Many janajatis of mid-mountains have made peace with the status quo. Most Madhesis, however, continue to seethe in silence. Even the more outspoken of them have forgiven—the weak have little option but to exonerate the strong—but not forgotten the humiliations of the blood-spattered September.
Festering wounds
In the name of celebrating the divisive constitution, the government has decreed that lamps be lit on the day ethno-nationalists triumphed over claimants of dignity politics. Despite its prevalence, the Deputy Prime Minister Upendra Yadav will do well to remember that he abstained from signing the contested constitution on the day of its promulgation. Pradeep Giri was the only notable Nepali Congress lawmaker to refuse to go with the herd on the day of reckoning.

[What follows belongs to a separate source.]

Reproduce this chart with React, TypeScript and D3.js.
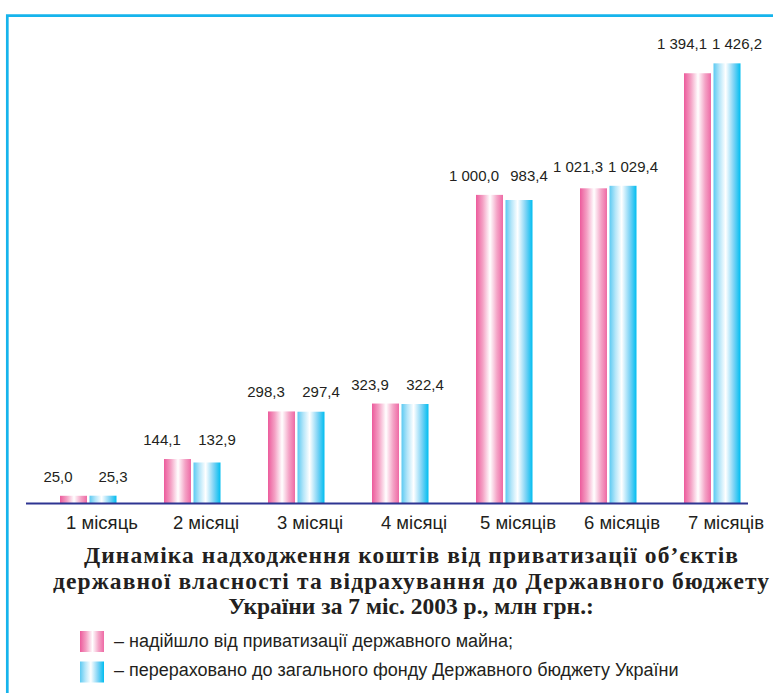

Everything looks calm on the surface. Except for a few by-elections, there is little activity on the horizon. The Samajbadi Party Nepal and the Rashtriya Janata Party Nepal—both outfits that have the country in their names to establish nationalist credentials—are contemplating unification. The ruling Nepal Communist Party appears technically unassailable but politically dysfunctional.
The supposed main opposition party is rudderless, directionless and leaderless, surging towards an abyss on the flotsam of the Hindutva agenda without realising that the concept is inherently against the territorial integrity and the very independence of the country.
Whatever be the merit of his agenda, CK Raut had at least provided a platform to air the anger of wounded youths in the Tarai. Such an outlet no longer exists. There is a Maithili term for the leather-drying rays of the September sun—Gumar. Roughly translated, it implies the sickening, bleak and exasperating feeling of heat with little hope of any relief.